"Fresh" is an odd synthesis of miracle and atrocity. It comes in two halves: The first is a formal work of empathetic anthropology that takes us places we've never been and makes us care about people we've never met, and the second is a fairly routine vendetta picture, crass, manipulative and unbelievable.
As imagined by writer-director Boaz Yakin, Fresh (Sean Nelson) is a wild boy of the streets, an amalgam of angelic innocence and drop-dead, lion-eyed smarts. He's been born to the life in an urban jungle, and with his high-IQ-propelled quick take on things, has made himself invaluable to the powers that run the 'hood. His is a life of hustling, drug dealing, rapid calculation of odds, leverage and instinct. He has a taste of nearly every scam that's going down.
However Yakin, who is white, has learned of such doings, he has learned them well. He makes us feel we're in the cribs and crack factories and makes us feel we're eavesdropping as the dealers enter a mercantile tradition more daunting than the diamond trade, putting together complex financial transactions while maintaining a network of treaties more extensive than the Balkans before World War I.
In fact, one of the amazing discoveries "Fresh" offers is that far from the Dodge City my-gun-is-quick image of the inner city, it's actually a place of morally aberrant but nevertheless sophisticated rules of engagement; codicils cover everything, and life, more than gunbattle after gunbattle, is a process of negotiation.
There's no better player in this world than Fresh, who is shrewdly observant and knows exactly when to show and when to fold, particularly as he delicately maneuvers between the three competing drug organizations that occupy the neighborhood. Think of him as a Metternich without portfolio on the mean streets, representing a nation of two -- himself and his sister (N'Bushe Wright, who is being kept by a drug dealer).
What's so astringent about all this is that through it all, Fresh remains a little boy -- he's 12. He has room in his complex heart to begin a fumbling courtship with a young woman, he works hard to keep his studies up, he loves TV, he tries to be a good child in the home where he lives, with his aunt and 11 cousins.
It's a truly tragic image: a young man with so much who is so compartmentalized by the demands upon him, forced to be so many things. He's had to put aside childish things years before he should have, though in his heart of hearts, he clings to their shreds.

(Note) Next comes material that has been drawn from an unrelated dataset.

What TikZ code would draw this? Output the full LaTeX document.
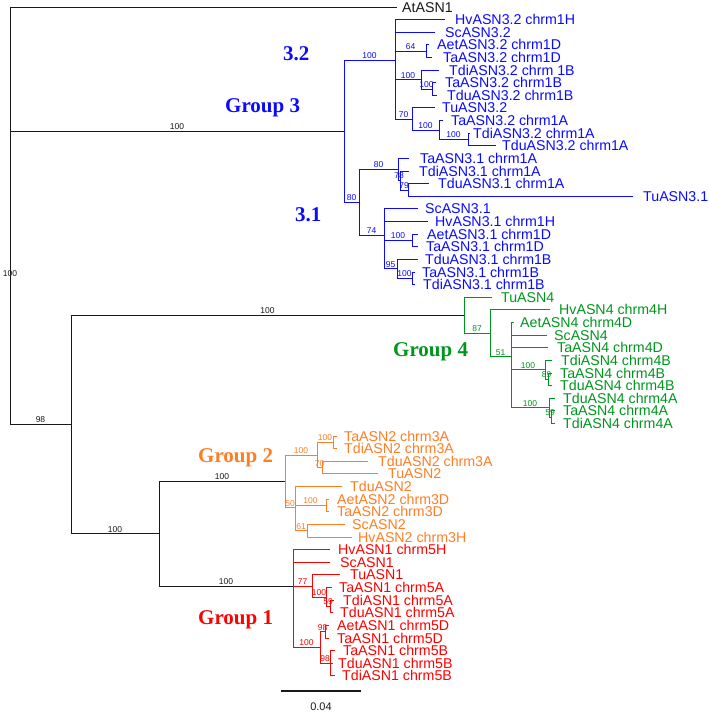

So far, so great. The movie, which won the 1994 Sundance Film Festival trophy award, really has a power and a wisdom to it far beyond even the best of the genre so far, the Hughes brothers' brilliant "Menace II Society." But one begins to suspect a melodramatic agenda when Fresh's final gift is factored in: It turns out that under the tutelage of his estranged but brilliant father (Samuel L. Jackson), he's a burgeoning speed-chess player.
This seems a bit much. To begin with, chess as metaphor for tactical thinking is a spy-novel trope that's been around since the last century, and it has an anachronistic feeling right off the top. It's something out of the works of John Buchan or Eric Ambler, but sure enough, Yakin uses it without irony as a straight analogue to the complex set of moves, countermoves that set up the movie's suddenly preposterous endgame. It feels rushed and sudden, rather than organic. It's an endgame without a gambit.
As Yakin has it, Fresh reaches a point where the dealers have too much: his sister, impunity from the law, the blood of the innocent on their hands, and no justice available (the police are clueless fools). So he sets out to bring them down, but lacking the killer's spirit, the carnage he unleashes is intellectual rather than bloody.
The end is as delicately plotted as anything in John le Carre. Fresh uses his chess gifts to engineer a triple coup, playing mob against mob and the police against them all. A sacrifice master, he coldly sets up one of his peers for assassination to advance his subtle plan. His best weapon is his youth. The gangsters -- Giancarlo Esposito is the most vivid -- cannot believe that behind that angelic face lurks the mind of a Colonel Karla of Red Intelligence or a Bobby Fischer of the gutters.
The movie's two instincts are at complete odds with each other. The first is to portray with compassion and understanding a young man of great gifts who is twisted by a cruel society into childhood's end. The second is to provide a rousing goose of vigilante justice more appropriate to the "Death Wish" films. How much better if Yakin had made up his mind; the movie wouldn't feel so split.